# Kyocera Echo 2.3.4 Root?



## zerok (Aug 5, 2011)

Hey,

My phone recently updated to GB 2.3.4 and lost root. Current;y SuperOneClick and Gingbreak as well as other methods fail to root my phone.

Can anyone help me out with this?


----------



## jgibbs (Aug 23, 2012)

Same problem with my kyocera milano gb2.3.4 Guess i'll have to wait.


----------



## Zelious (Jun 30, 2013)

* Poot works!*

**_Just wanted to say: I looked everywhere for this answer and it was so hard to find, so I've been posting it everywhere I see the question asked if it hasn't been answered yet to make sure the people that ask know._**

I just got my phone a couple weeks ago and rooted it yesterday.
This works: androidforums.com/milano-all-things-root/709963-no-pc-root-method.html
Not sure why the guide says "Enable usb debugging in Settings, Applications, Development" since you never use the PC, I enabled it anyway, and also enabled to install third party apps, or else Poot won't install, not sure why that isn't on the guide. (Maybe they got mixed up?)
A few things you might want to know:
After hours I finally found the solution.
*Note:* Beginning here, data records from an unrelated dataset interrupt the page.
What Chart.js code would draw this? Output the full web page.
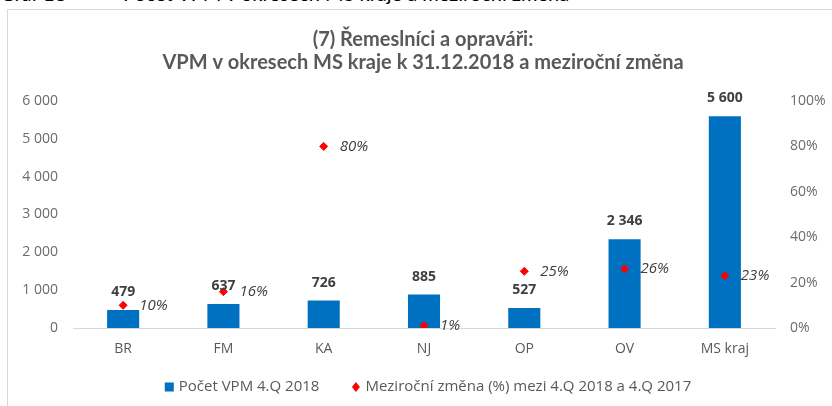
<!DOCTYPE html>
<html>
<head>
<meta charset="utf-8">
<script src="https://cdn.jsdelivr.net/npm/chart.js@4/dist/chart.umd.min.js"></script>
<style>
    html, body { margin: 0; padding: 0; background: #fff; overflow: hidden; }
    #caption {
        position: absolute; left: 0; top: -17px; height: 20px; width: 832px;
        font: 20px Lato, sans-serif; line-height: 20px; color: #000; white-space: nowrap;
    }
    #caption span { position: absolute; top: 0; }
    #frame {
        position: absolute; left: 7px; top: 9px; width: 900px; height: 500px;
        border: 1px solid #d9d9d9;
    }
    #wrap { position: absolute; left: 0; top: 0; width: 832px; height: 406px; }
</style>
</head>
<body>
<div id="caption"><span style="left:0">Graf 18</span><span style="left:72px">–</span><span style="left:123px">Počet VPM v okresech MS kraje a meziroční změna</span></div>
<div id="frame"></div>
<div id="wrap"><canvas id="chart" width="832" height="406"></canvas></div>
<script>
// Data
const categories = ['BR', 'FM', 'KA', 'NJ', 'OP', 'OV', 'MS kraj'];
const vpmCounts = [479, 637, 726, 885, 527, 2346, 5600];
const yoyChangePct = [10, 16, 80, 1, 25, 26, 23];
const titleLines = ['(7) Řemeslníci a opraváři:', 'VPM v okresech MS kraje k 31.12.2018 a meziroční změna'];
const seriesNames = ['Počet VPM 4.Q 2018', 'Meziroční změna (%) mezi 4.Q 2018 a 4.Q 2017'];

const BAR_BLUE = '#0070C0';
const RED = '#FF0000';
const GREY = '#595959';
const LEGEND_GAP = 32; // extra room between the two legend entries

// thousands separated by a space, as in the Czech original
const fmt = v => String(v).replace(/\B(?=(\d{3})+(?!\d))/g, ' ');

// draws the value labels next to bars and points
const valueLabels = {
    id: 'valueLabels',
    afterDatasetsDraw(chart) {
        const ctx = chart.ctx;
        ctx.save();
        ctx.textBaseline = 'middle';

        const bars = chart.getDatasetMeta(0);
        ctx.font = 'bold 14px "Open Sans", sans-serif';
        ctx.fillStyle = '#404040';
        ctx.textAlign = 'center';
        bars.data.forEach((el, i) => {
            ctx.fillText(fmt(vpmCounts[i]), el.x, el.y - 18);
        });

        const pts = chart.getDatasetMeta(1);
        ctx.font = 'italic 15px "Open Sans", sans-serif';
        ctx.textAlign = 'left';
        pts.data.forEach((el, i) => {
            ctx.fillText(yoyChangePct[i] + '%', el.x + 16, el.y);
        });
        ctx.restore();
    }
};

// legend drawn by hand so the gap between entries can match the original
const bottomLegend = {
    id: 'bottomLegend',
    afterDraw(chart) {
        const ctx = chart.ctx;
        const y = 387;
        ctx.save();
        ctx.font = '15px "Open Sans", sans-serif';
        ctx.textBaseline = 'middle';
        ctx.textAlign = 'left';
        const w0 = ctx.measureText(seriesNames[0]).width;
        const w1 = ctx.measureText(seriesNames[1]).width;
        const box = 9, gap = 5;
        const total = box + gap + w0 + LEGEND_GAP + box + gap + w1;
        let x = (chart.chartArea.left + chart.chartArea.right) / 2 - total / 2 + 4;

        ctx.fillStyle = BAR_BLUE;
        ctx.fillRect(x, y - box / 2, box, box);
        x += box + gap;
        ctx.fillStyle = GREY;
        ctx.fillText(seriesNames[0], x, y);
        x += w0 + LEGEND_GAP;

        ctx.fillStyle = RED;
        ctx.beginPath();
        ctx.moveTo(x + box / 2, y - 5);
        ctx.lineTo(x + box / 2 + 4, y);
        ctx.lineTo(x + box / 2, y + 5);
        ctx.lineTo(x + box / 2 - 4, y);
        ctx.closePath();
        ctx.fill();
        x += box + gap;
        ctx.fillStyle = GREY;
        ctx.fillText(seriesNames[1], x, y);
        ctx.restore();
    }
};

new Chart(document.getElementById('chart'), {
    type: 'bar',
    data: {
        labels: categories,
        datasets: [
            {
                label: seriesNames[0],
                data: vpmCounts,
                backgroundColor: BAR_BLUE,
                yAxisID: 'y',
                barPercentage: 0.32,
                categoryPercentage: 1,
                order: 2
            },
            {
                type: 'line',
                label: seriesNames[1],
                data: yoyChangePct,
                yAxisID: 'y1',
                showLine: false,
                pointStyle: 'rectRot',
                pointRadius: 4,
                pointBackgroundColor: RED,
                pointBorderColor: RED,
                backgroundColor: RED,
                borderColor: RED,
                order: 1
            }
        ]
    },
    options: {
        responsive: false,
        animation: false,
        layout: { padding: { left: 14, right: 0, top: 0, bottom: 35 } },
        plugins: {
            title: {
                display: true,
                text: titleLines,
                color: GREY,
                font: { family: 'Lato', size: 20, weight: 'bold', lineHeight: 1.15 },
                padding: { top: 28, bottom: 27 }
            },
            legend: { display: false },
            tooltip: { enabled: false }
        },
        scales: {
            x: {
                grid: { display: false, drawTicks: false },
                border: { color: '#d9d9d9', width: 1 },
                ticks: { color: GREY, font: { family: 'Open Sans', size: 14 }, padding: 13 },
                afterFit: s => { s.height = 43; }
            },
            y: {
                position: 'left',
                min: 0,
                max: 6000,
                grid: { display: false, drawTicks: false },
                border: { display: false },
                ticks: {
                    stepSize: 1000,
                    color: '#6b6b6b',
                    font: { family: 'Open Sans', size: 14 },
                    padding: 15,
                    callback: v => fmt(v)
                },
                afterFit: s => { s.width = 59; }
            },
            y1: {
                position: 'right',
                min: 0,
                max: 100,
                grid: { display: false, drawTicks: false },
                border: { display: false },
                ticks: {
                    stepSize: 20,
                    color: '#6b6b6b',
                    font: { family: 'Open Sans', size: 14 },
                    padding: 15,
                    callback: v => v + '%'
                },
                afterFit: s => { s.width = 57; }
            }
        }
    },
    plugins: [valueLabels, bottomLegend]
});
</script>
</body>
</html>
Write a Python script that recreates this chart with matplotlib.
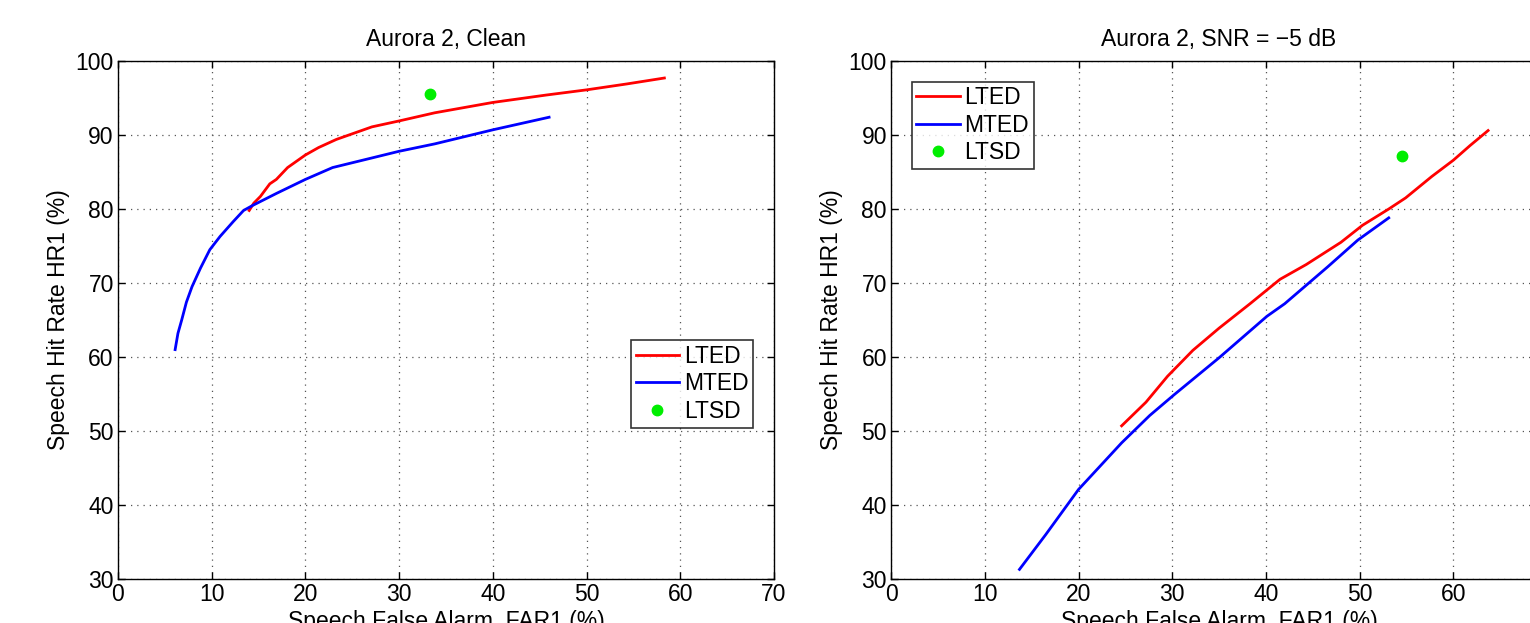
import matplotlib
matplotlib.use("Agg")
import matplotlib.pyplot as plt

plt.rcParams['font.family'] = ['Liberation Sans', 'DejaVu Sans']

# Clean condition: ROC points (false alarm %, hit rate %)
clean_lted_far = [14.0, 14.5, 15.2, 16.2, 16.9, 18.1, 20.0, 21.4, 23.3, 27.1, 30.0, 33.8, 40.0, 45.7, 50.0, 54.3, 58.3]
clean_lted_hr = [79.8, 80.8, 81.7, 83.4, 84.0, 85.6, 87.3, 88.3, 89.4, 91.1, 91.9, 93.0, 94.4, 95.4, 96.1, 96.9, 97.7]
clean_mted_far = [6.1, 6.4, 6.8, 7.3, 7.9, 8.8, 9.8, 10.9, 12.3, 13.4, 14.4, 16.9, 20.0, 22.9, 27.1, 30.0, 33.8, 40.0, 46.0]
clean_mted_hr = [61.0, 63.2, 65.0, 67.4, 69.5, 72.0, 74.5, 76.3, 78.3, 79.8, 80.5, 82.1, 84.0, 85.6, 86.9, 87.8, 88.8, 90.7, 92.4]
clean_ltsd = (33.3, 95.5)

# SNR = -5 dB
noisy_lted_far = [24.6, 27.2, 29.5, 32.2, 35.0, 38.3, 41.5, 44.3, 48.0, 50.3, 53.1, 54.9, 57.7, 60.0, 61.8, 63.7]
noisy_lted_hr = [50.7, 53.9, 57.4, 60.9, 63.9, 67.2, 70.5, 72.5, 75.5, 77.8, 80.0, 81.5, 84.4, 86.6, 88.6, 90.6]
noisy_mted_far = [13.7, 16.5, 20.0, 24.6, 27.6, 30.2, 35.0, 40.1, 42.0, 46.6, 49.8, 53.1]
noisy_mted_hr = [31.3, 36.0, 42.1, 48.4, 52.1, 54.9, 59.9, 65.5, 67.2, 72.2, 75.8, 78.8]
noisy_ltsd = (54.5, 87.1)

xticks = [0, 10, 20, 30, 40, 50, 60, 70]
yticks = [30, 40, 50, 60, 70, 80, 90, 100]

FS = 16.5

fig = plt.figure(figsize=(15.3, 6.23), dpi=100)
ax1 = fig.add_axes([0.0771, 0.0706, 0.4288, 0.8315])
ax2 = fig.add_axes([0.5824, 0.0706, 0.4288, 0.8315])


def draw_panel(ax, lted, mted, ltsd, title, legend_kw, xlabels):
    ax.plot(lted[0], lted[1], color='#ff0000', lw=2.0, label='LTED')
    ax.plot(mted[0], mted[1], color='#0000ff', lw=2.0, label='MTED')
    ax.plot([ltsd[0]], [ltsd[1]], 'o', color='#00ee00', ms=7.5, mec='#00ee00', label='LTSD')
    ax.set_xlim(0, 70)
    ax.set_ylim(30, 100)
    ax.set_xticks(xticks)
    ax.set_xticklabels(xlabels)
    ax.set_yticks(yticks)
    ax.grid(True, linestyle=(0, (1, 4)), color='#555555', lw=0.9)
    ax.tick_params(direction='in', top=True, right=True, length=5, width=1,
                   labelsize=FS, pad=3)
    for s in ax.spines.values():
        s.set_linewidth(1.0)
    ax.set_title(title, fontsize=FS, pad=11)
    ax.set_xlabel('Speech False Alarm, FAR1 (%)', fontsize=FS, labelpad=3)
    ax.set_ylabel('Speech Hit Rate HR1 (%)', fontsize=FS, labelpad=4)
    leg = ax.legend(fontsize=FS, frameon=True, fancybox=False, handlelength=1.9,
                    handletextpad=0.2, labelspacing=0.2, borderpad=0.2,
                    borderaxespad=0, **legend_kw)
    leg.get_frame().set_edgecolor('black')
    leg.get_frame().set_linewidth(1.2)


draw_panel(ax1, (clean_lted_far, clean_lted_hr), (clean_mted_far, clean_mted_hr),
           clean_ltsd, 'Aurora 2, Clean',
           dict(loc='upper left', bbox_to_anchor=(0.782, 0.461)),
           [str(t) for t in xticks])
# the 70 label of the right panel falls outside the canvas
draw_panel(ax2, (noisy_lted_far, noisy_lted_hr), (noisy_mted_far, noisy_mted_hr),
           noisy_ltsd, 'Aurora 2, SNR = \u22125 dB',
           dict(loc='upper left', bbox_to_anchor=(0.0316, 0.960)),
           [str(t) for t in xticks[:-1]] + [''])

fig.savefig('out.png', dpi=100)
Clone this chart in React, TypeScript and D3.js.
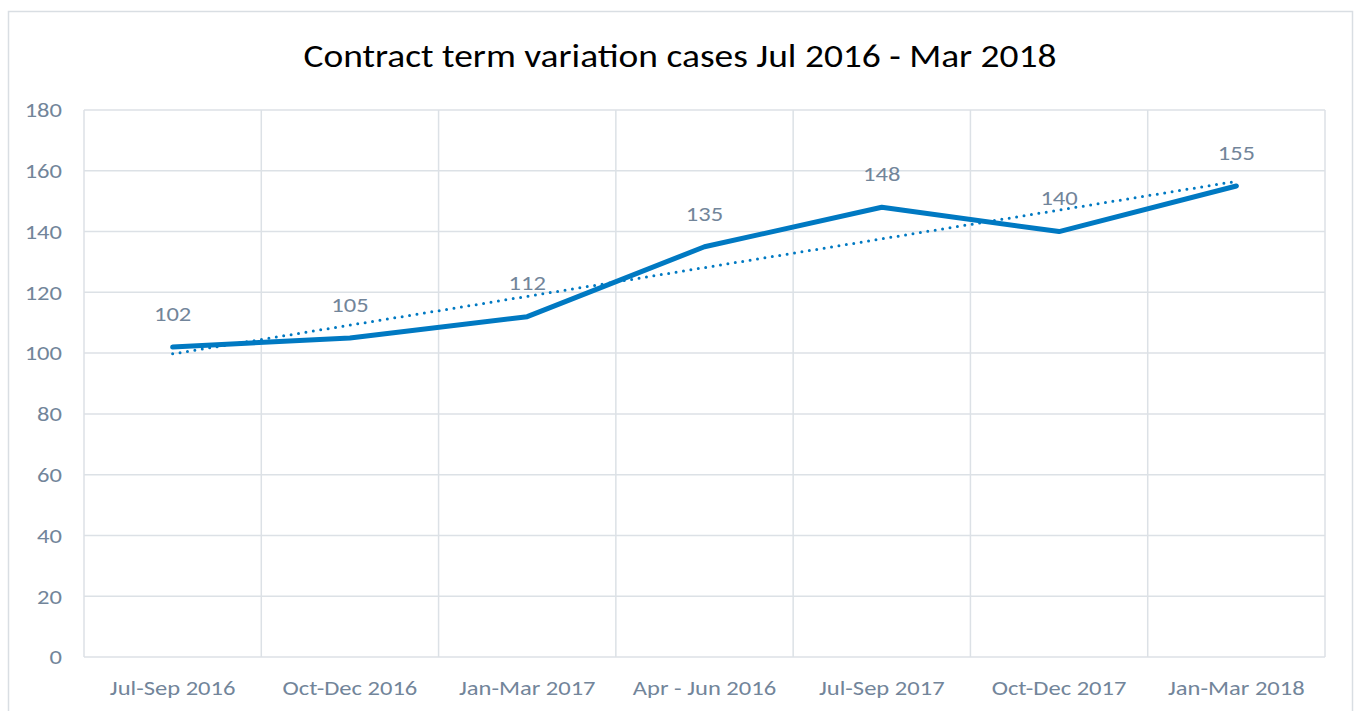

But the terminal still doesn't work for uninstalling ("pm uninstall com.google.android.books.apk" = Failure), you have to do everything though your phone (I'm using the app "RootAppDelete"). The phone roots itself with a third party app called "Poot" using libraries from "Ministro 2"
Before doing this you're gonna need something like 25MBs of storage or so (Can delete everything afterwards with the exception of SuperUser (Can't delete that) to get the space back (Also, you need a app to actually use root actions). - The "Ministro 2" packages are huge for this phone's tiny internal storage! 11MB around)
Make sure to install anything small first and anything big right before the phone gets over 15MB full, because at that time you can't install anything else, with low memory errors.
Another thing that might have helped me when I did this is - back when I couldn't root I made all apps default install to the phone with the _android sdk platform-tools_ (I didn't want to risk anything so I moved Poot, Ministro 2 and SuperUser back to the phone before running Poot. since they default installed to the SD)
"adb shell" 
"pm SetInstallLocation 2"
Know its been said elsewhere, but this works with the Milano. Wanted to say that in case you needed the space to use Poot.
And as I've read a million times before this, here's a disclaimer: I'm not responsible and use at your own risk.


----------